Sage Blossoms

Sage blossom

Sage blossom–it sounds like a paint color that my daughter Kristin would pick, except that she picks variations on sage green.  Sage blossoms are purple.  I didn’t even know that sage got flowers until two years ago.  (Just shows how “expert” a gardener I am.)  At that point my plants had decided they were mature enough to handle flowering and they were not in imminent danger of garden death.  I was surprised at how intricate the tiny blossoms were–like little bitty Siberian Iris.

The sage is blooming in the herb garden now.    It seems like just the other day the garden was waking up from winter, and now the sage is in bloom, chives are thinking about blooming, and the lemon balm is threatening to overshadow the chives.  Gill-over-the-ground is creeping all over the ground and slithering its way to world domination.  After all the rain we’ve had, the garden has blasted into being.
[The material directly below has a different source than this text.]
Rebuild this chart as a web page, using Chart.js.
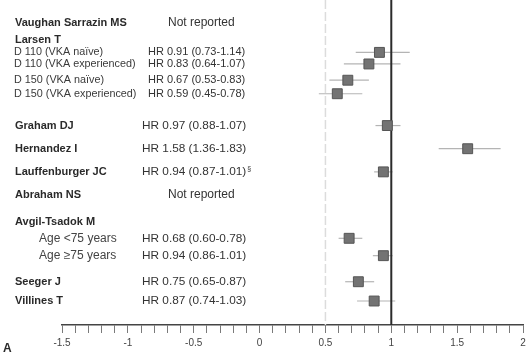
<!DOCTYPE html>
<html>
<head>
<meta charset="utf-8">
<script src="https://cdn.jsdelivr.net/npm/chart.js@4/dist/chart.umd.min.js"></script>
<style>
  body { margin: 0; background: #fff; }
  #wrap { width: 531px; height: 357px; position: relative; }
</style>
</head>
<body>
<div id="wrap"><canvas id="myChart"></canvas></div>
<script>
// rows of the forest plot, top to bottom
var studies = ['Vaughan Sarrazin MS', 'Larsen T', 'D 110 (VKA naïve)', 'D 110 (VKA experienced)',
  'D 150 (VKA naïve)', 'D 150 (VKA experienced)', 'Graham DJ', 'Hernandez I', 'Lauffenburger JC',
  'Abraham NS', 'Avgil-Tsadok M', 'Age <75 years', 'Age \u226575 years', 'Seeger J', 'Villines T']
var hr = [null, null, 0.91, 0.83, 0.67, 0.59, 0.97, 1.58, 0.94, null, null, 0.68, 0.94, 0.75, 0.87]
var lower = [null, null, 0.73, 0.64, 0.53, 0.45, 0.88, 1.36, 0.87, null, null, 0.60, 0.86, 0.65, 0.74]
var upper = [null, null, 1.14, 1.07, 0.83, 0.78, 1.07, 1.83, 1.01, null, null, 0.78, 1.01, 0.87, 1.03]
var notes = ['', '', '', '', '', '', '', '', '\u00a7', '', '', '', '', '', '']
var reported = [false, null, true, true, true, true, true, true, true, false, null, true, true, true, true]
var tickMin = -1.5
var tickMax = 2

// layout: vertical slot of each row (in row units) and its kind
var rowSlot = [1.05, 2.31, 3.22, 4.06, 5.24, 6.22, 8.53, 10.21, 11.89, 13.57, 15.52, 16.71, 17.97, 19.86, 21.26]
var rowKind = ['study', 'study', 'sub', 'sub', 'sub', 'sub', 'study', 'study', 'study', 'study', 'study', 'age', 'age', 'study', 'study']

var FONT = '"Liberation Sans", Arial, sans-serif'

function fmt(v) { return v.toFixed(2) }

var points = []
for (var i = 0; i < studies.length; i++) {
    if (hr[i] != null) points.push({x: hr[i], y: rowSlot[i]})
}

var forestPlugin = {
    id: 'forest',
    beforeDatasetsDraw: function(chart) {
        var ctx = chart.ctx, xs = chart.scales.x, ys = chart.scales.y
        var area = chart.chartArea
        ctx.save()
        // reference line at 0.5
        ctx.strokeStyle = '#dcdcdc'
        ctx.lineWidth = 1.5
        ctx.setLineDash([9, 3])
        var x5 = xs.getPixelForValue(0.5)
        ctx.beginPath(); ctx.moveTo(x5, 0); ctx.lineTo(x5, area.bottom); ctx.stroke()
        ctx.setLineDash([])
        // confidence intervals
        ctx.strokeStyle = '#b4b4b4'
        ctx.lineWidth = 1.2
        for (var i = 0; i < studies.length; i++) {
            if (hr[i] == null) continue
            var y = ys.getPixelForValue(rowSlot[i])
            ctx.beginPath()
            ctx.moveTo(xs.getPixelForValue(lower[i]), y)
            ctx.lineTo(xs.getPixelForValue(upper[i]), y)
            ctx.stroke()
        }
        // line of no effect
        ctx.strokeStyle = '#2b2b2b'
        ctx.lineWidth = 2
        var x1 = xs.getPixelForValue(1)
        ctx.beginPath(); ctx.moveTo(x1, 0); ctx.lineTo(x1, area.bottom); ctx.stroke()
        ctx.restore()
    },
    afterDraw: function(chart) {
        var ctx = chart.ctx, ys = chart.scales.y
        ctx.save()
        ctx.textBaseline = 'middle'
        for (var i = 0; i < studies.length; i++) {
            var y = ys.getPixelForValue(rowSlot[i])
            var kind = rowKind[i]
            if (kind == 'study') {
                ctx.font = 'bold 11px ' + FONT
                ctx.fillStyle = '#2a2a2a'
                ctx.fillText(studies[i], 15, y)
            } else if (kind == 'sub') {
                ctx.font = '10.8px ' + FONT
                ctx.fillStyle = '#3a3a3a'
                ctx.fillText(studies[i], 14, y)
            } else {
                ctx.font = '12px ' + FONT
                ctx.fillStyle = '#444'
                ctx.fillText(studies[i], 39, y)
            }
            if (reported[i] === false) {
                ctx.font = '12px ' + FONT
                ctx.fillStyle = '#333'
                ctx.fillText('Not reported', 168, y)
            } else if (reported[i]) {
                var txt = 'HR ' + fmt(hr[i]) + ' (' + fmt(lower[i]) + '-' + fmt(upper[i]) + ')'
                var tx = kind == 'sub' ? 148 : 142
                ctx.font = (kind == 'sub' ? '11px ' : '11.8px ') + FONT
                ctx.fillStyle = '#333'
                ctx.fillText(txt, tx, y)
                if (notes[i]) {
                    var w = ctx.measureText(txt).width
                    ctx.font = '7px ' + FONT
                    ctx.fillText(notes[i], tx + w + 1, y - 3)
                }
            }
        }
        ctx.font = 'bold 12px ' + FONT
        ctx.fillStyle = '#2a2a2a'
        ctx.fillText('A', 3, 349)
        ctx.restore()
    }
}

var ctx = document.getElementById('myChart')
var chart = new Chart(ctx, {
    type: 'scatter',
    data: {
        datasets: [{
            data: points,
            pointStyle: 'rect',
            pointRadius: 7,
            pointHoverRadius: 7,
            backgroundColor: '#737373',
            borderColor: '#555',
            borderWidth: 1
        }]
    },
    options: {
        responsive: true,
        maintainAspectRatio: false,
        animation: false,
        events: [],
        layout: { padding: { left: 62, right: 4, top: 0, bottom: 4 } },
        plugins: { legend: { display: false }, tooltip: { enabled: false } },
        scales: {
            x: {
                type: 'linear',
                min: tickMin,
                max: tickMax,
                grid: { drawOnChartArea: false, drawTicks: true, tickLength: 8, color: '#7a7a7a', lineWidth: 1 },
                border: { display: true, color: '#444', width: 1.5 },
                ticks: {
                    stepSize: 0.1,
                    autoSkip: false,
                    maxRotation: 0,
                    padding: 4,
                    color: '#444',
                    font: { family: FONT, size: 10 },
                    callback: function(v) {
                        var h = v * 2
                        if (Math.abs(h - Math.round(h)) < 1e-6) return String(Math.round(h) / 2)
                        return ''
                    }
                }
            },
            y: {
                type: 'linear',
                display: false,
                reverse: true,
                min: 0,
                max: 23
            }
        }
    },
    plugins: [forestPlugin]
})
</script>
</body>
</html>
This weekend I finally planted my annuals.  It was good to finally have a day to myself to play in the dirt and re-create.  And ponder things…like whether the adjective sage is named for the plant, or the plant named from the adjective.  When you’re a language teacher, you ponder things like that while you garden.  So I looked it up.  As I suspected, the word sage comes from Old French with roots in Latin. (If you’re Greek, you think all words originate in the Greek.  If you’re a French teacher, you know that over half the English vocabulary came to us from French with Latin roots.) Anyway, the plant and the adjective come from two completely different Old French words with their correspondingly different Latin roots.   The herb has its linguistic root (salvus) in the meaning of “healing” or “uninjured.”  The adjective has a different root (sapere) referring to having good taste or being wise.   Interestingly, it was once thought that the plant could help improve memory and thus help make one wise.

Well, that’s all well and good, but the best thing I found out about sage was that in merry Olde England it was believed that sage grew best where the wife was dominant.  No wonder I have such a beautiful display of sage blossoms!